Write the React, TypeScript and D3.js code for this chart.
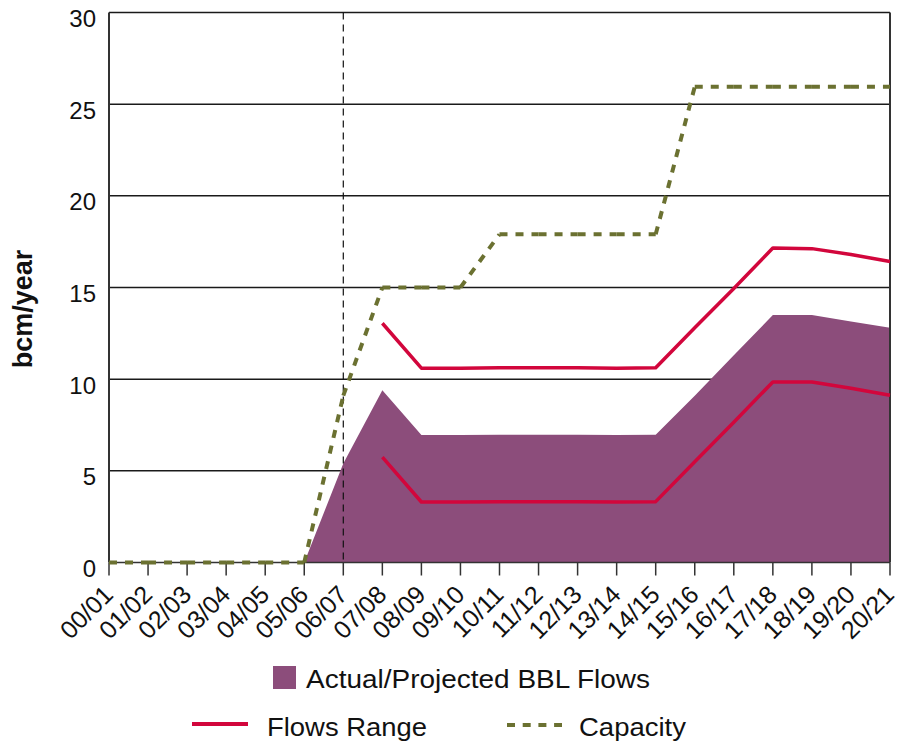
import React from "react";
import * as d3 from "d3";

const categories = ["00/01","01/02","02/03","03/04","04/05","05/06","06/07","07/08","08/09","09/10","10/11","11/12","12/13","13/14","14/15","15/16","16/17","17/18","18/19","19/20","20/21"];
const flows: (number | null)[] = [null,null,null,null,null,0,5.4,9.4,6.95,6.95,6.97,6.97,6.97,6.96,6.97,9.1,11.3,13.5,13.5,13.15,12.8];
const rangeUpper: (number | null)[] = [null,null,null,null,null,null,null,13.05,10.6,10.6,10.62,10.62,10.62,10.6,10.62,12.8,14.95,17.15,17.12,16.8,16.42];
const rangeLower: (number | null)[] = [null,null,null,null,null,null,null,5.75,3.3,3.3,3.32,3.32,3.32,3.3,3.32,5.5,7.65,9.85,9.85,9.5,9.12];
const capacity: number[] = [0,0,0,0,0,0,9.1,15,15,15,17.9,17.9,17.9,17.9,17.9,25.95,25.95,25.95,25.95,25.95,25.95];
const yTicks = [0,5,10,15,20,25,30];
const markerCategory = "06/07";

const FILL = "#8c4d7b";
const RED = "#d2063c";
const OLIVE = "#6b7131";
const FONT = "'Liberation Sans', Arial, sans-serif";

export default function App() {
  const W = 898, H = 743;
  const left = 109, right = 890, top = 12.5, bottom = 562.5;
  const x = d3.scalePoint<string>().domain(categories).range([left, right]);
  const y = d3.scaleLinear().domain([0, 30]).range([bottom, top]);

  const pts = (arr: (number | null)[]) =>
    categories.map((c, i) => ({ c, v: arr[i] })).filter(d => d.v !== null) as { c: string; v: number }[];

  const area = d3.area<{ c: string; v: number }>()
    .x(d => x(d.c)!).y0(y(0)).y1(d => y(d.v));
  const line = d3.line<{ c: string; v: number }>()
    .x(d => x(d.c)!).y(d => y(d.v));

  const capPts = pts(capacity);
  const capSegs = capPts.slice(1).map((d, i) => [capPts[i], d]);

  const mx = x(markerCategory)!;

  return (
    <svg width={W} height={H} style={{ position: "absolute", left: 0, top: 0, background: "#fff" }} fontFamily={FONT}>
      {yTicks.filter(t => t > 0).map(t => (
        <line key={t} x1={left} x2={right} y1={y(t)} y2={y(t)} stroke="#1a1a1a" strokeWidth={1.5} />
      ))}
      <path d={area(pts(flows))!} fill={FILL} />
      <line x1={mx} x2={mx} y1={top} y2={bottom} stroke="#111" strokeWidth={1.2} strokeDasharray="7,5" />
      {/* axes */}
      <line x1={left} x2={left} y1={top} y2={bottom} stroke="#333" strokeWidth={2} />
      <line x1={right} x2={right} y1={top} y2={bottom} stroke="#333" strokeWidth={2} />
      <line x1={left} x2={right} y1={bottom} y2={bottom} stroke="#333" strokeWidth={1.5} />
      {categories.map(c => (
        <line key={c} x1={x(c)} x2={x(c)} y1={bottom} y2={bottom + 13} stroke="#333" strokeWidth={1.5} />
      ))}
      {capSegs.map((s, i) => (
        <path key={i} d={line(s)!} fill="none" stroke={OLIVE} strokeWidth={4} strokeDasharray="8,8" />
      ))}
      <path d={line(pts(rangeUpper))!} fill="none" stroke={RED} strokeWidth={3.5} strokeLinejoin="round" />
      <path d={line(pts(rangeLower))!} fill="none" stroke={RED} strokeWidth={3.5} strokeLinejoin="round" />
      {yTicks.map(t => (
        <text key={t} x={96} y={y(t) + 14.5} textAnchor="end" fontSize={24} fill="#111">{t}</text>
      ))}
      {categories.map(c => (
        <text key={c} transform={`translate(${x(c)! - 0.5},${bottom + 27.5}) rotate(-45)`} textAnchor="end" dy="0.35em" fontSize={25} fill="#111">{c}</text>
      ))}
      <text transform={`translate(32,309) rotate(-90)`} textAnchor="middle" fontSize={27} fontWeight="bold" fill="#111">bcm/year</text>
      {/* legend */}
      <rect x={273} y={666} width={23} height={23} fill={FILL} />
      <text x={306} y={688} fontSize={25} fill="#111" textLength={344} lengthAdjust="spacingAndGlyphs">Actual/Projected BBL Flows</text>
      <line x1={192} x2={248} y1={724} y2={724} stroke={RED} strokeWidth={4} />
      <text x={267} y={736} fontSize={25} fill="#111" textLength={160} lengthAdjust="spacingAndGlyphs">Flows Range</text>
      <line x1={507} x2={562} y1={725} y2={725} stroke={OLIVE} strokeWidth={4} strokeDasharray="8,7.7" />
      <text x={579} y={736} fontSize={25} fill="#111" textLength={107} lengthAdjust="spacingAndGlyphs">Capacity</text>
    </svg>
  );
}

▶ Problem details
Repeat only what lies between the start of the data and the end of the line containing "x(d.c)!).y(d => y(d.v));", exactly, with pictures left out.

▶ Output for this exercise
Write the React, TypeScript and D3.js code for this chart.
import React from "react";
import * as d3 from "d3";

const categories = ["00/01","01/02","02/03","03/04","04/05","05/06","06/07","07/08","08/09","09/10","10/11","11/12","12/13","13/14","14/15","15/16","16/17","17/18","18/19","19/20","20/21"];
const flows: (number | null)[] = [null,null,null,null,null,0,5.4,9.4,6.95,6.95,6.97,6.97,6.97,6.96,6.97,9.1,11.3,13.5,13.5,13.15,12.8];
const rangeUpper: (number | null)[] = [null,null,null,null,null,null,null,13.05,10.6,10.6,10.62,10.62,10.62,10.6,10.62,12.8,14.95,17.15,17.12,16.8,16.42];
const rangeLower: (number | null)[] = [null,null,null,null,null,null,null,5.75,3.3,3.3,3.32,3.32,3.32,3.3,3.32,5.5,7.65,9.85,9.85,9.5,9.12];
const capacity: number[] = [0,0,0,0,0,0,9.1,15,15,15,17.9,17.9,17.9,17.9,17.9,25.95,25.95,25.95,25.95,25.95,25.95];
const yTicks = [0,5,10,15,20,25,30];
const markerCategory = "06/07";

const FILL = "#8c4d7b";
const RED = "#d2063c";
const OLIVE = "#6b7131";
const FONT = "'Liberation Sans', Arial, sans-serif";

export default function App() {
  const W = 898, H = 743;
  const left = 109, right = 890, top = 12.5, bottom = 562.5;
  const x = d3.scalePoint<string>().domain(categories).range([left, right]);
  const y = d3.scaleLinear().domain([0, 30]).range([bottom, top]);

  const pts = (arr: (number | null)[]) =>
    categories.map((c, i) => ({ c, v: arr[i] })).filter(d => d.v !== null) as { c: string; v: number }[];

  const area = d3.area<{ c: string; v: number }>()
    .x(d => x(d.c)!).y0(y(0)).y1(d => y(d.v));
  const line = d3.line<{ c: string; v: number }>()
    .x(d => x(d.c)!).y(d => y(d.v));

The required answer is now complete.